▸ Data block:
>>>>>

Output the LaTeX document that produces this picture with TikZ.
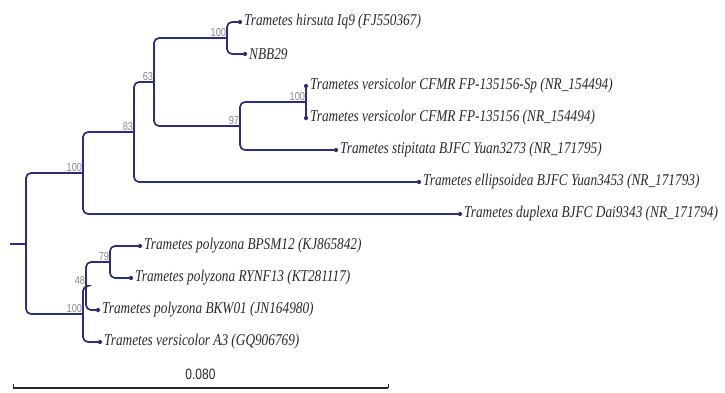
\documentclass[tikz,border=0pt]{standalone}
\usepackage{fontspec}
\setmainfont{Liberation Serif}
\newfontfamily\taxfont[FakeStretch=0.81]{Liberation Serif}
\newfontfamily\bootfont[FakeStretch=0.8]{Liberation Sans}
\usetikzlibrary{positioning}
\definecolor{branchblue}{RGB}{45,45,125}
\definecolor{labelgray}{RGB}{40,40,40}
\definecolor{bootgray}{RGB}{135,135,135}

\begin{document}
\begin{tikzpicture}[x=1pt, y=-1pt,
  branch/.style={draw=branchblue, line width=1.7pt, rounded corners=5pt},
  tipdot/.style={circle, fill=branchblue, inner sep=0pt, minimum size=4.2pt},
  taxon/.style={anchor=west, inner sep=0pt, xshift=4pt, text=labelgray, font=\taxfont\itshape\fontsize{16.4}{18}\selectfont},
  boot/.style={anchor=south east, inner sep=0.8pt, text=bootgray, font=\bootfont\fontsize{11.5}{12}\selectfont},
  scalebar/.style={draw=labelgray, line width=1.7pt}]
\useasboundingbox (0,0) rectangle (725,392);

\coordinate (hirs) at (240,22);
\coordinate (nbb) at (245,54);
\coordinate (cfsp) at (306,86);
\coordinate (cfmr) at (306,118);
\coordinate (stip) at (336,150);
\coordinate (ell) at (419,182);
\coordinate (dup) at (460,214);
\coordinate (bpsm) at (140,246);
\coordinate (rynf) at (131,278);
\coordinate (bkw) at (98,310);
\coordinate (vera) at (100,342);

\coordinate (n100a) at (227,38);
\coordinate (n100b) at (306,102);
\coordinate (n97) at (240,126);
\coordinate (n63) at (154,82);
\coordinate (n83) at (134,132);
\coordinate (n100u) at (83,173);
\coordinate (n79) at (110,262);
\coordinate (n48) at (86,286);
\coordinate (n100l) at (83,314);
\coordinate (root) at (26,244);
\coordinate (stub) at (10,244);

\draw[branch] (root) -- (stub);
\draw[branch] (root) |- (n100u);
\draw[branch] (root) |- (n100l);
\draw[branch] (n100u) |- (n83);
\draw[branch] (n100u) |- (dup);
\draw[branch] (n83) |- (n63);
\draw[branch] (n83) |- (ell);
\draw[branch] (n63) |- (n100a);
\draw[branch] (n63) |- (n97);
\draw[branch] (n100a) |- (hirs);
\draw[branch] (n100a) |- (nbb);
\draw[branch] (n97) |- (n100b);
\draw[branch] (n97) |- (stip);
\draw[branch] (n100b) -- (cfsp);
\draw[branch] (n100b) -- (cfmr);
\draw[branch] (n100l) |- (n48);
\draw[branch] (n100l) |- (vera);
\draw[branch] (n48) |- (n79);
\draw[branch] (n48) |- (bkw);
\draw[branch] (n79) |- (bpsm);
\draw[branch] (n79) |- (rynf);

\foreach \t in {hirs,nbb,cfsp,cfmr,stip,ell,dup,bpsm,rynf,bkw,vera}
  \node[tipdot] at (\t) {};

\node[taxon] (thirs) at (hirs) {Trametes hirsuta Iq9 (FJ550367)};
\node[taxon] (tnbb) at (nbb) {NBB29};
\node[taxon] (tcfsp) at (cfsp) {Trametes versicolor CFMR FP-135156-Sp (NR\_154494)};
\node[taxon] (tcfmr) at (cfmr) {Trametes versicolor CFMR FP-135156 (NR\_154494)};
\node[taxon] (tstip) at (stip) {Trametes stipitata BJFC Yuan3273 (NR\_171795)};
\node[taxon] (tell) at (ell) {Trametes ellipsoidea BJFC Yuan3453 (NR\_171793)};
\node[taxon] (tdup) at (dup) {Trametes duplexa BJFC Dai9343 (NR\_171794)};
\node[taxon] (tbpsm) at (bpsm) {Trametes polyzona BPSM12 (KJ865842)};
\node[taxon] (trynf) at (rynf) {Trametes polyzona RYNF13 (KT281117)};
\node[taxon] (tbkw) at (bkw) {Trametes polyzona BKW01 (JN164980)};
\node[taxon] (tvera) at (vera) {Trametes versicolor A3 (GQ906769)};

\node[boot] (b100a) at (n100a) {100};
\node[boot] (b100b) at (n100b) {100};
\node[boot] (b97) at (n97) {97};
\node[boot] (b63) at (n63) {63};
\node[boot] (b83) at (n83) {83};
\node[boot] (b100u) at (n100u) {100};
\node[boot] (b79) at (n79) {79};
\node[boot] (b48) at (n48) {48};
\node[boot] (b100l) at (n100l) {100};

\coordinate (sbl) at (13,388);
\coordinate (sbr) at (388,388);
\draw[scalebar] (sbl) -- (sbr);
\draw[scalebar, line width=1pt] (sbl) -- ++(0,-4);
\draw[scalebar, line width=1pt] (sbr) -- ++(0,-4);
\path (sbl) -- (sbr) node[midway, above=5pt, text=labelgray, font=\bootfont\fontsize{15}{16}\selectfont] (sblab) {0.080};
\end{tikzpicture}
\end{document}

<<<<<

▸ Instructions to follow:
Leave out the pictures and repeat exactly the lines from the start of the material through the line that contains "(0,0) rectangle (725,392);", both included.

▸ Solution to this problem:
Output the LaTeX document that produces this picture with TikZ.
\documentclass[tikz,border=0pt]{standalone}
\usepackage{fontspec}
\setmainfont{Liberation Serif}
\newfontfamily\taxfont[FakeStretch=0.81]{Liberation Serif}
\newfontfamily\bootfont[FakeStretch=0.8]{Liberation Sans}
\usetikzlibrary{positioning}
\definecolor{branchblue}{RGB}{45,45,125}
\definecolor{labelgray}{RGB}{40,40,40}
\definecolor{bootgray}{RGB}{135,135,135}

\begin{document}
\begin{tikzpicture}[x=1pt, y=-1pt,
  branch/.style={draw=branchblue, line width=1.7pt, rounded corners=5pt},
  tipdot/.style={circle, fill=branchblue, inner sep=0pt, minimum size=4.2pt},
  taxon/.style={anchor=west, inner sep=0pt, xshift=4pt, text=labelgray, font=\taxfont\itshape\fontsize{16.4}{18}\selectfont},
  boot/.style={anchor=south east, inner sep=0.8pt, text=bootgray, font=\bootfont\fontsize{11.5}{12}\selectfont},
  scalebar/.style={draw=labelgray, line width=1.7pt}]
\useasboundingbox (0,0) rectangle (725,392);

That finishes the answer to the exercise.